I would describe to my sons and grandsons the kevod haTorah that I saw on Simchas Torah by Maran HaRav Yitzchok Zeev Soloveitchik zt'l of Brisk. The Brisker Rov at that time would stand like a king with his army of bnei Torah dancing for hours around him. I would sing to my sons the songs the yeshiva students would sing at that time. I would sing to my offspring how we then sung Hashiveinu, and describe to them how we clung to Hashem while singing Keili, Keili, lomoh azavtonu and Tzomo Lecho nafshi. You cannot imagine how this inspired them.

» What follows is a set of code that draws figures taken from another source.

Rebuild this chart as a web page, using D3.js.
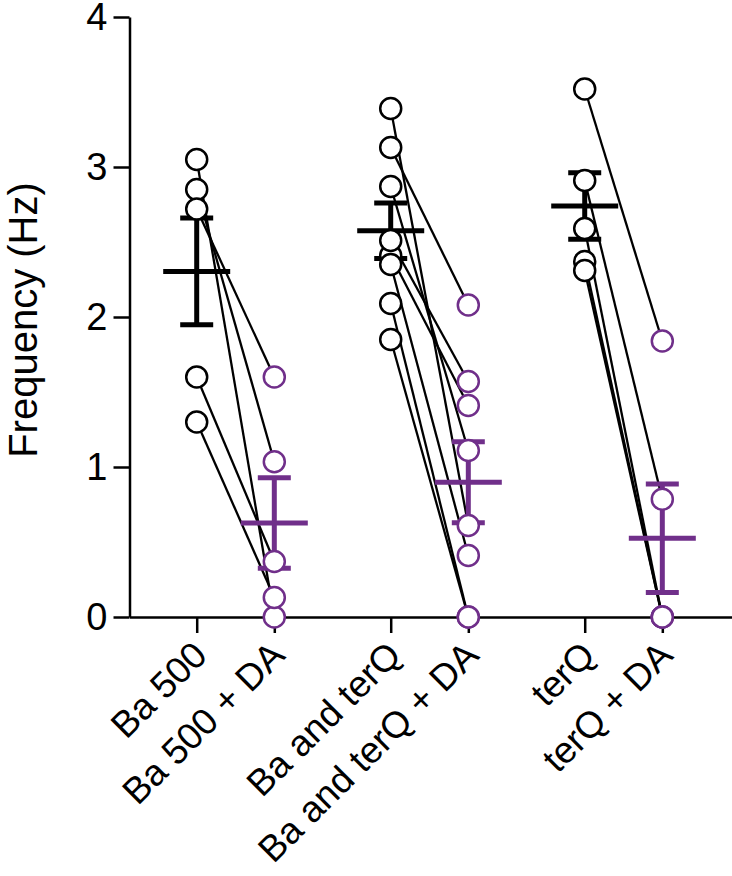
<!DOCTYPE html>
<html>
<head>
<meta charset="utf-8">
<script src="https://cdn.jsdelivr.net/npm/d3@7"></script>
<style>
  html, body { margin: 0; padding: 0; background: #fff; }
  svg { display: block; font-family: "Liberation Sans", Arial, Helvetica, sans-serif; }
</style>
</head>
<body>
<svg id="chart" width="732" height="876"></svg>
<script>
// ---- data ----
const categories = ["Ba 500", "Ba 500 + DA", "Ba and terQ", "Ba and terQ + DA", "terQ", "terQ + DA"];
const positions = [0, 1, 2.5, 3.5, 5, 6];
const yTicks = [0, 1, 2, 3, 4];
const yLabel = "Frequency (Hz)";

// paired values (index i of "before" is paired with index i of "after")
const ba500     = [3.05, 2.85, 2.72, 1.60, 1.30];
const ba500DA   = [0.00, 1.035, 1.60, 0.37, 0.13];
const baTerQ    = [2.41, 3.39, 3.13, 2.87, 2.51, 2.35, 2.09, 1.85];
const baTerQDA  = [1.41, 0.61, 2.08, 1.11, 1.57, 0.41, 0.00, 0.00];
const terQ      = [3.52, 2.91, 2.59, 2.37, 2.31];
const terQDA    = [1.84, 0.785, 0.00, 0.00, 0.00];

const groups = [
  { before: ba500, after: ba500DA, pb: positions[0], pa: positions[1] },
  { before: baTerQ, after: baTerQDA, pb: positions[2], pa: positions[3] },
  { before: terQ, after: terQDA, pb: positions[4], pa: positions[5] }
];
const columns = [
  { vals: ba500, p: positions[0], color: "#000000" },
  { vals: ba500DA, p: positions[1], color: "#702F8A" },
  { vals: baTerQ, p: positions[2], color: "#000000" },
  { vals: baTerQDA, p: positions[3], color: "#702F8A" },
  { vals: terQ, p: positions[4], color: "#000000" },
  { vals: terQDA, p: positions[5], color: "#702F8A" }
];

// ---- scales ----
const svg = d3.select("#chart");
const x = d3.scaleLinear().domain([-0.866, 6.898]).range([129.5, 732]);
const y = d3.scaleLinear().domain([0, 4]).range([617, 17]);

// ---- axes ----
const yAxis = svg.append("g")
  .attr("transform", "translate(129.5,0)")
  .call(d3.axisLeft(y).tickValues(yTicks).tickFormat(d3.format("d"))
        .tickSize(16).tickSizeOuter(0).tickPadding(6));
yAxis.selectAll("path, line").attr("stroke", "#000").attr("stroke-width", 2.5);
yAxis.selectAll("text").attr("font-size", 38).attr("fill", "#000")
  .attr("font-family", "Liberation Sans, Arial, sans-serif");

const xAxis = svg.append("g")
  .attr("transform", "translate(0,617)")
  .call(d3.axisBottom(x).tickValues(positions).tickFormat((d, i) => categories[i])
        .tickSize(16).tickSizeOuter(0));
xAxis.selectAll("path, line").attr("stroke", "#000").attr("stroke-width", 2.5);
xAxis.selectAll("text")
  .attr("font-size", 37).attr("fill", "#000")
  .attr("font-family", "Liberation Sans, Arial, sans-serif")
  .attr("text-anchor", "end")
  .attr("x", 4).attr("y", 34).attr("dy", "0.35em")
  .attr("transform", "rotate(-45,0,34)");

svg.append("text")
  .attr("transform", "translate(37,320) rotate(-90)")
  .attr("text-anchor", "middle")
  .attr("font-size", 40)
  .attr("fill", "#000")
  .text(yLabel);

// ---- pair lines ----
const lineG = svg.append("g");
groups.forEach(g => {
  g.before.forEach((v, i) => {
    lineG.append("line")
      .attr("x1", x(g.pb)).attr("y1", y(v))
      .attr("x2", x(g.pa)).attr("y2", y(g.after[i]))
      .attr("stroke", "#000").attr("stroke-width", 2.3);
  });
});

// ---- mean ± SEM ----
const barG = svg.append("g");
columns.forEach(c => {
  const m = d3.mean(c.vals);
  const sem = d3.deviation(c.vals) / Math.sqrt(c.vals.length);
  const cx = x(c.p);
  barG.append("line").attr("x1", cx).attr("x2", cx)
    .attr("y1", y(m + sem)).attr("y2", y(m - sem))
    .attr("stroke", c.color).attr("stroke-width", 5);
  [m + sem, m - sem].forEach(v => {
    barG.append("line").attr("x1", cx - 16.5).attr("x2", cx + 16.5)
      .attr("y1", y(v)).attr("y2", y(v))
      .attr("stroke", c.color).attr("stroke-width", 5);
  });
  barG.append("line").attr("x1", cx - 33.5).attr("x2", cx + 33.5)
    .attr("y1", y(m)).attr("y2", y(m))
    .attr("stroke", c.color).attr("stroke-width", 5);
});

// ---- points ----
const ptG = svg.append("g");
columns.forEach(c => {
  ptG.selectAll(null).data(c.vals).enter().append("circle")
    .attr("cx", x(c.p)).attr("cy", d => y(d)).attr("r", 10.5)
    .attr("fill", "#fff").attr("stroke", c.color).attr("stroke-width", 2.5);
});
</script>
</body>
</html>
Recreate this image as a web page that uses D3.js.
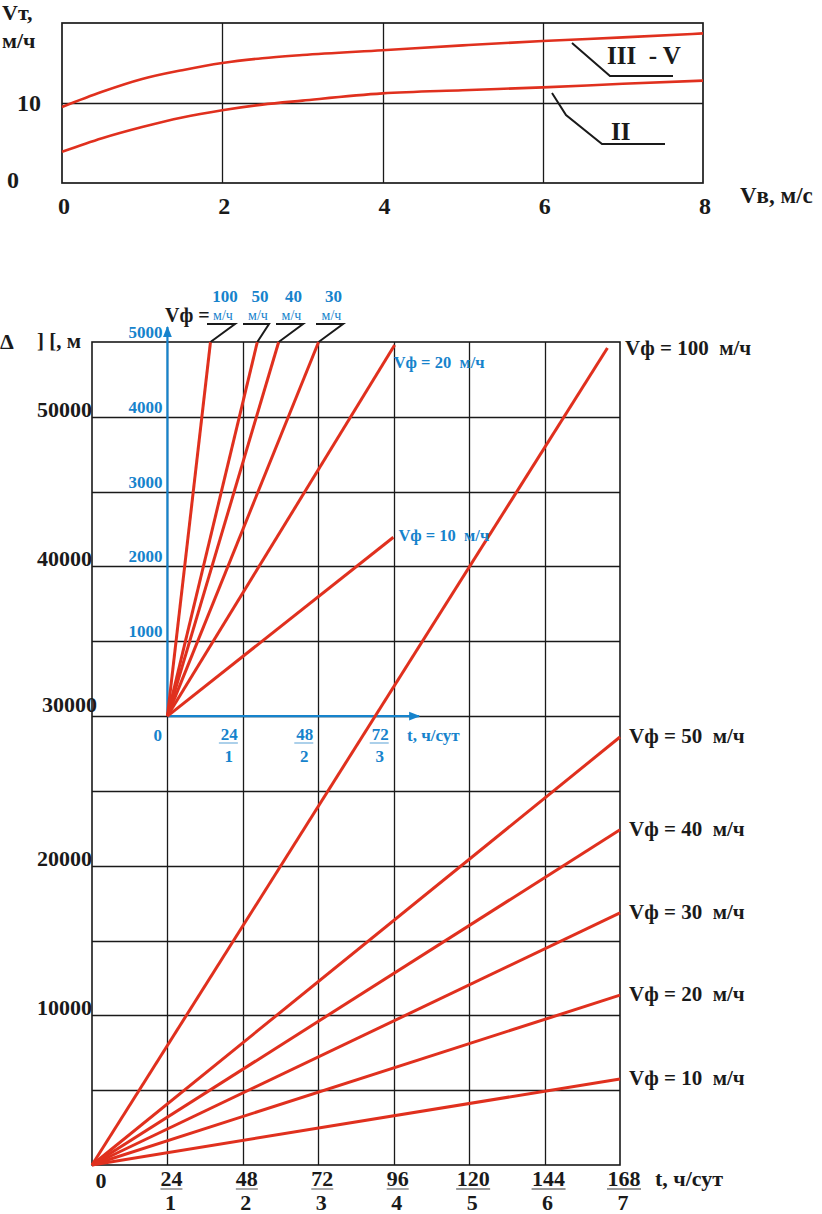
<!DOCTYPE html>
<html>
<head>
<meta charset="utf-8">
<script src="https://cdn.jsdelivr.net/npm/d3@7/dist/d3.min.js"></script>
<style>
  body { margin: 0; background: #fff; }
  svg { display: block; font-family: "Liberation Serif", "DejaVu Serif", serif; font-weight: bold; }
</style>
</head>
<body>
<div id="chart"></div>
<script>
// верхний график: Vт от Vв
var windSpeed = [0, 0.5, 1, 1.5, 2, 2.5, 3, 4, 5, 6, 7, 8];
var curveIIItoV = [9.5, 11.4, 13.0, 14.1, 15.0, 15.6, 16.0, 16.6, 17.2, 17.75, 18.2, 18.7];
var curveII = [3.9, 5.6, 7.0, 8.2, 9.1, 9.8, 10.3, 11.2, 11.6, 11.95, 12.4, 12.8];
var topXTicks = [0, 2, 4, 6, 8];
var topYTicks = [0, 10];

// нижний график: ΔL от t
var speeds = [100, 50, 40, 30, 20, 10];
var mainEndT = [164, 168, 168, 168, 168, 168];
var mainEndL = [54600, 28600, 22400, 16850, 11350, 5750];
var mainXTicks = [24, 48, 72, 96, 120, 144, 168];
var mainDays = [1, 2, 3, 4, 5, 6, 7];
var mainYTicks = [10000, 20000, 30000, 40000, 50000];

// врезка (увеличенный масштаб)
var insetEndT = [13.7, 28.6, 35.4, 48.1, 72.3, 71.9];
var insetEndL = [5000, 5000, 5000, 5000, 4960, 2390];
var insetXTicks = [24, 48, 72];
var insetDays = [1, 2, 3];
var insetYTicks = [1000, 2000, 3000, 4000, 5000];

(function() {
var red = "#e0301e", blue = "#1683cc", black = "#1a1a1a";
// привязка тонких линий к пикселю
var px = function(v) { return Math.round(v) + 0.5; };

var svg = d3.select("#chart").append("svg")
  .attr("width", 822).attr("height", 1214);

var defs = svg.append("defs");
defs.append("marker").attr("id", "arrow")
  .attr("viewBox", "0 0 10 10").attr("refX", 9).attr("refY", 5)
  .attr("markerWidth", 5).attr("markerHeight", 5).attr("orient", "auto")
  .append("path").attr("d", "M0,1L10,5L0,9Z").attr("fill", blue);

//------------------ верхний график
var xT = d3.scaleLinear().domain([0, 8]).range([62, 703]),
  yT = d3.scaleLinear().domain([0, 20]).range([183, 23]);

var upper = svg.append("g");
upper.selectAll(".vgrid").data([2, 4, 6]).enter().append("line")
  .attr("x1", function(d) { return px(xT(d)); }).attr("x2", function(d) { return px(xT(d)); })
  .attr("y1", yT(0)).attr("y2", yT(20))
  .attr("stroke", black).attr("stroke-width", 1.3);
upper.append("line").attr("x1", xT(0)).attr("x2", xT(8))
  .attr("y1", px(yT(10))).attr("y2", px(yT(10)))
  .attr("stroke", black).attr("stroke-width", 1.3);
upper.append("rect").attr("x", xT(0)).attr("y", yT(20))
  .attr("width", xT(8) - xT(0)).attr("height", yT(0) - yT(20))
  .attr("fill", "none").attr("stroke", black).attr("stroke-width", 1.7);

var topLine = d3.line().curve(d3.curveMonotoneX)
  .x(function(d) { return xT(d[0]); }).y(function(d) { return yT(d[1]); });
[curveIIItoV, curveII].forEach(function(c) {
  upper.append("path").attr("d", topLine(d3.zip(windSpeed, c)))
    .attr("fill", "none").attr("stroke", red).attr("stroke-width", 2.6);
});

upper.selectAll(".xl").data(topXTicks).enter().append("text")
  .attr("x", function(d) { return xT(d) + 2; }).attr("y", 214)
  .attr("text-anchor", "middle").attr("font-size", 24).attr("fill", black)
  .text(function(d) { return d; });
upper.append("text").attr("x", 41).attr("y", yT(10) + 8).attr("text-anchor", "end")
  .attr("font-size", 24).attr("fill", black).text("10");
upper.append("text").attr("x", 7).attr("y", yT(0) + 5)
  .attr("font-size", 24).attr("fill", black).text("0");
upper.append("text").attr("x", 2).attr("y", 20).attr("font-size", 22).attr("fill", black)
  .text("Vт,");
upper.append("text").attr("x", 2).attr("y", 48).attr("font-size", 22).attr("fill", black)
  .text("м/ч");
upper.append("text").attr("x", 740).attr("y", 203).attr("font-size", 23).attr("fill", black)
  .text("Vв, м/с");

// выноски III - V и II
var callout = d3.line();
upper.append("path").attr("d", callout([[572, 43], [610, 76], [673, 76]]))
  .attr("fill", "none").attr("stroke", black).attr("stroke-width", 2);
upper.append("path").attr("d", callout([[552, 93], [566, 115], [602, 144], [665, 144]]))
  .attr("fill", "none").attr("stroke", black).attr("stroke-width", 2);
upper.append("text").attr("x", 607).attr("y", 64).attr("font-size", 25).attr("fill", black)
  .attr("xml:space", "preserve").text("III  - V");
upper.append("text").attr("x", 611).attr("y", 140).attr("font-size", 25).attr("fill", black)
  .text("II");

//------------------ нижний график
var xB = d3.scaleLinear().domain([0, 168]).range([92, 620]),
  yB = d3.scaleLinear().domain([0, 55000]).range([1165, 342]);

var grid = svg.append("g");
grid.selectAll(".vg").data(d3.range(24, 168, 24)).enter().append("line")
  .attr("x1", function(d) { return px(xB(d)); }).attr("x2", function(d) { return px(xB(d)); })
  .attr("y1", yB(0)).attr("y2", yB(55000))
  .attr("stroke", black).attr("stroke-width", 1.3);
grid.selectAll(".hg").data(d3.range(5000, 55000, 5000)).enter().append("line")
  .attr("x1", xB(0)).attr("x2", xB(168))
  .attr("y1", function(d) { return px(yB(d)); }).attr("y2", function(d) { return px(yB(d)); })
  .attr("stroke", black).attr("stroke-width", 1.3);
grid.append("rect").attr("x", xB(0)).attr("y", yB(55000))
  .attr("width", xB(168) - xB(0)).attr("height", yB(0) - yB(55000))
  .attr("fill", "none").attr("stroke", black).attr("stroke-width", 1.6);

// врезка: оси
var xI = d3.scaleLinear().domain([0, 168]).range([xB(24), xB(24) + (xB(168) - xB(0))]),
  yI = d3.scaleLinear().domain([0, 5000]).range([yB(30000), yB(55000)]);

var inset = svg.append("g");
inset.append("line").attr("x1", xI(0)).attr("x2", xI(0))
  .attr("y1", yI(0)).attr("y2", yI(0) - 389)
  .attr("stroke", blue).attr("stroke-width", 2.2).attr("marker-end", "url(#arrow)");
inset.append("line").attr("x1", xI(0)).attr("x2", 419)
  .attr("y1", yI(0)).attr("y2", yI(0))
  .attr("stroke", blue).attr("stroke-width", 2.2).attr("marker-end", "url(#arrow)");

// линии основного графика
svg.append("g").selectAll(".ml").data(speeds).enter().append("line")
  .attr("x1", xB(0)).attr("y1", yB(0))
  .attr("x2", function(d, i) { return xB(mainEndT[i]); })
  .attr("y2", function(d, i) { return yB(mainEndL[i]); })
  .attr("stroke", red).attr("stroke-width", 3);

// линии врезки
svg.append("g").selectAll(".il").data(speeds).enter().append("line")
  .attr("x1", xI(0)).attr("y1", yI(0))
  .attr("x2", function(d, i) { return xI(insetEndT[i]); })
  .attr("y2", function(d, i) { return yI(insetEndL[i]); })
  .attr("stroke", red).attr("stroke-width", 3);

// подписи основных линий
svg.append("g").selectAll(".mlab").data(speeds).enter().append("text")
  .attr("x", function(d, i) { return i === 0 ? 625 : xB(168) + 9; })
  .attr("y", function(d, i) { return yB(mainEndL[i]) + (i === 0 ? 7 : 6); })
  .attr("font-size", 21).attr("fill", black).attr("xml:space", "preserve")
  .text(function(d) { return "Vф = " + d + "  м/ч"; });

// подписи оси Y основного графика
svg.append("g").selectAll(".yl").data(mainYTicks).enter().append("text")
  .attr("x", function(d) { return d === 30000 ? 97 : 92; })
  .attr("y", function(d) { return yB(d) - (d === 30000 ? 4 : 0); })
  .attr("text-anchor", "end").attr("font-size", 22).attr("fill", black)
  .text(function(d) { return d; });
svg.append("text").attr("x", 0).attr("y", 349).attr("font-size", 22).attr("fill", black)
  .text("Δ");
svg.append("text").attr("x", 37).attr("y", 348).attr("font-size", 21).attr("fill", black)
  .text("] [, м");

// подписи оси X основного графика
var xl = svg.append("g");
xl.append("text").attr("x", xB(0) + 9).attr("y", 1188).attr("text-anchor", "middle")
  .attr("font-size", 22).attr("fill", black).text("0");
xl.selectAll(".xn").data(mainXTicks).enter().append("text")
  .attr("x", function(d) { return xB(d) + 4; }).attr("y", 1186)
  .attr("text-anchor", "middle").attr("font-size", 22).attr("fill", black)
  .text(function(d) { return d; });
xl.selectAll(".xu").data(mainXTicks).enter().append("line")
  .attr("x1", function(d) { return xB(d) + 4 - (d >= 100 ? 17 : 11); })
  .attr("x2", function(d) { return xB(d) + 4 + (d >= 100 ? 17 : 11); })
  .attr("y1", 1189).attr("y2", 1189).attr("stroke", "#777").attr("stroke-width", 1.3);
xl.selectAll(".xd").data(mainDays).enter().append("text")
  .attr("x", function(d, i) { return xB(mainXTicks[i]) + 3; }).attr("y", 1210)
  .attr("text-anchor", "middle").attr("font-size", 22).attr("fill", black)
  .text(function(d) { return d; });
xl.append("text").attr("x", 655).attr("y", 1186).attr("font-size", 22).attr("fill", black)
  .text("t, ч/сут");

// подписи врезки
var il = svg.append("g").attr("fill", blue);
il.selectAll(".iy").data(insetYTicks).enter().append("text")
  .attr("x", xI(0) - 5).attr("y", function(d) { return yI(d) - 4; })
  .attr("text-anchor", "end").attr("font-size", 17)
  .text(function(d) { return d; });
il.append("text").attr("x", 162).attr("y", 741).attr("text-anchor", "end")
  .attr("font-size", 17).text("0");
il.selectAll(".ixn").data(insetXTicks).enter().append("text")
  .attr("x", function(d) { return xI(d) - 5; }).attr("y", 740)
  .attr("text-anchor", "end").attr("font-size", 17)
  .text(function(d) { return d; });
il.selectAll(".ixu").data(insetXTicks).enter().append("line")
  .attr("x1", function(d) { return xI(d) - 24; }).attr("x2", function(d) { return xI(d) - 5; })
  .attr("y1", 743).attr("y2", 743).attr("stroke", "#7fb6df").attr("stroke-width", 1.3);
il.selectAll(".ixd").data(insetDays).enter().append("text")
  .attr("x", function(d, i) { return xI(insetXTicks[i]) - 14; }).attr("y", 762)
  .attr("text-anchor", "middle").attr("font-size", 17)
  .text(function(d) { return d; });
il.append("text").attr("x", 407).attr("y", 741).attr("font-size", 17).text("t, ч/сут");
il.append("text").attr("x", xI(insetEndT[4]) - 1).attr("y", yI(insetEndL[4]) + 23)
  .attr("font-size", 16.5).attr("xml:space", "preserve").text("Vф = 20  м/ч");
il.append("text").attr("x", xI(insetEndT[5]) + 5).attr("y", yI(insetEndL[5]) + 4)
  .attr("font-size", 16.5).attr("xml:space", "preserve").text("Vф = 10  м/ч");

// выноски сверху врезки (100, 50, 40, 30)
var leadLeft = [207, 243, 276, 316], leadRight = [235, 269, 303, 343];
var lead = svg.append("g");
svg.append("text").attr("x", 165).attr("y", 322).attr("font-size", 20).attr("fill", black)
  .text("Vф =");
speeds.slice(0, 4).forEach(function(v, i) {
  var ex = xI(insetEndT[i]), ey = yI(insetEndL[i]);
  lead.append("path")
    .attr("d", callout([[leadLeft[i], 324], [leadRight[i], 324], [ex, ey]]))
    .attr("fill", "none").attr("stroke", black).attr("stroke-width", 2);
  var cx = (leadLeft[i] + leadRight[i]) / 2 + 2;
  il.append("text").attr("x", cx + 2).attr("y", 302).attr("text-anchor", "middle")
    .attr("font-size", 17).text(v);
  il.append("text").attr("x", cx).attr("y", 320).attr("text-anchor", "middle")
    .attr("font-size", 14).attr("font-weight", "normal").text("м/ч");
});
})();
</script>
</body>
</html>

How moved were they to hear of the kovod haTorah of Maran HaRav Yechezkel Sarna zt'l, the rosh yeshiva of Hebron Yeshiva, on the night of Simchas Torah when he would come from his house to the yeshiva's beis medrash after a deep shmuess. How he was surrounded with love and admiration, with all his talmidim dancing and singing around him!

When I studied in Ponovezh Yeshiva I was not privileged to see the famous visit of Maran the Chazon Ish zt'l to the yeshiva on the night of Simchas Torah, when he was carried on the shoulders of the talmidim with singing and dancing, with Maran singing and dancing together with them. Many people saw this holy event. Why should they not use the talents that Hashem gave them and describe at length such instructive stories, to inspire our dear sons to cherish studying Torah?

And in conclusion, let us not forget how important it is that a father will, once a week, go over a chosen sugya that his son learned that week in yeshiva or cheder and tell him some interesting commentaries that will instill simchah within them both, the father and son. Every week they should write down their combined chiddushim in a special notebook for the family's chiddushim. At the end of the year they should bind it and hold a family celebration in honor of that notable event.

This brings the father and son closer, and makes the son honor his father more. The father has become his son's rosh yeshiva and also his chavrusa, and both of them together are working out the sugya and developing chidushim. This approach also prevents many of the problems that bother us so much lately.

Please, my dear brothers, try what I am suggesting. Please use some of the points that I wrote about in this article.

May Hashem help that we will be zocheh to love the Torah "just like the day it was given on Mount Sinai."